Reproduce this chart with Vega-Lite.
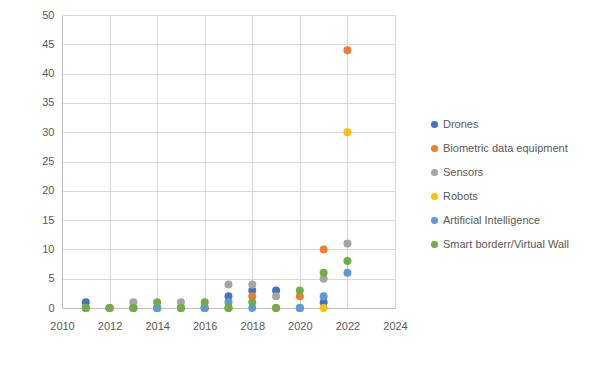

...

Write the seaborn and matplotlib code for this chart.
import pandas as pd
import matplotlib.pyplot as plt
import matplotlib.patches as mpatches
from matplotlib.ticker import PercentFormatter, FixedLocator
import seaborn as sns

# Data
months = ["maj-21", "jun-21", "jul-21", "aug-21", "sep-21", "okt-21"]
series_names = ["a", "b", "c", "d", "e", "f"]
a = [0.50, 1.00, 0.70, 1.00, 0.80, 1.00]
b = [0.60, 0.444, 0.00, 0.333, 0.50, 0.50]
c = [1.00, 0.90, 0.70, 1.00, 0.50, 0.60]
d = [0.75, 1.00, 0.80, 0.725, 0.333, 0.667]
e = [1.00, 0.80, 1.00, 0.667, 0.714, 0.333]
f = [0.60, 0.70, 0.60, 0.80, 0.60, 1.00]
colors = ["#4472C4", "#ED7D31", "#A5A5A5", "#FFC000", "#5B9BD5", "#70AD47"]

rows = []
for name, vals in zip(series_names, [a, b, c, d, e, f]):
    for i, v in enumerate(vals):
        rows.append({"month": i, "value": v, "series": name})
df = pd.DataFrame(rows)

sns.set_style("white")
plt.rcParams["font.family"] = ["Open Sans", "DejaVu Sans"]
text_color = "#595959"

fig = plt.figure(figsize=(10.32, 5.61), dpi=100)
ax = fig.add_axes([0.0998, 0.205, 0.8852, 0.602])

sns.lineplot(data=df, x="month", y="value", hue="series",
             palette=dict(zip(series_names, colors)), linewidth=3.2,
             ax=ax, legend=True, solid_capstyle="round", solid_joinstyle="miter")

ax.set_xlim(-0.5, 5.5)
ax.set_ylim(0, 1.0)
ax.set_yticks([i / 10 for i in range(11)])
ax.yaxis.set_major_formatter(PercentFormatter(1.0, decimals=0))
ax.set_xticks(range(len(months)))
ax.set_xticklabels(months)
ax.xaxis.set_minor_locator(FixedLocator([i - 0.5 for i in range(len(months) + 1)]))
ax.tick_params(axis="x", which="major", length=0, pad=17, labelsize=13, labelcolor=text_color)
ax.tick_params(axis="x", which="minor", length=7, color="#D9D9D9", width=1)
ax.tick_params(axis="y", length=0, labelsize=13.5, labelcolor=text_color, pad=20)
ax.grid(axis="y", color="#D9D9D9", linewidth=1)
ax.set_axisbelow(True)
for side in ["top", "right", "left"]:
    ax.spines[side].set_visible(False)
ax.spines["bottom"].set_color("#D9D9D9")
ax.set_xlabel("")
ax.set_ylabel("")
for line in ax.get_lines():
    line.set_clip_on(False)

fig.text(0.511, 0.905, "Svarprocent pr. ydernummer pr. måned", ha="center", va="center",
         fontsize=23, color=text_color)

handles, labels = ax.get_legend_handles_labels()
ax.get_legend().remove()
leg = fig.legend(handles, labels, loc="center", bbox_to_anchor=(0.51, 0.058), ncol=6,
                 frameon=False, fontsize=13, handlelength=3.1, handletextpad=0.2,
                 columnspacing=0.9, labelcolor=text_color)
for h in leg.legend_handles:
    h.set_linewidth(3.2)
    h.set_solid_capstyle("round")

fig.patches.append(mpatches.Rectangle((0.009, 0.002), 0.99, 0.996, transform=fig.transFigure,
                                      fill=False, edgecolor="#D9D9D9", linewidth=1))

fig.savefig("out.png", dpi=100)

- **Task requirements**
Between the line containing "Write the seaborn" and the line containing "import seaborn as sns" lies the part to return. Return it exactly, counting both of those lines.

- **Finished answer**
Write the seaborn and matplotlib code for this chart.
import pandas as pd
import matplotlib.pyplot as plt
import matplotlib.patches as mpatches
from matplotlib.ticker import PercentFormatter, FixedLocator
import seaborn as sns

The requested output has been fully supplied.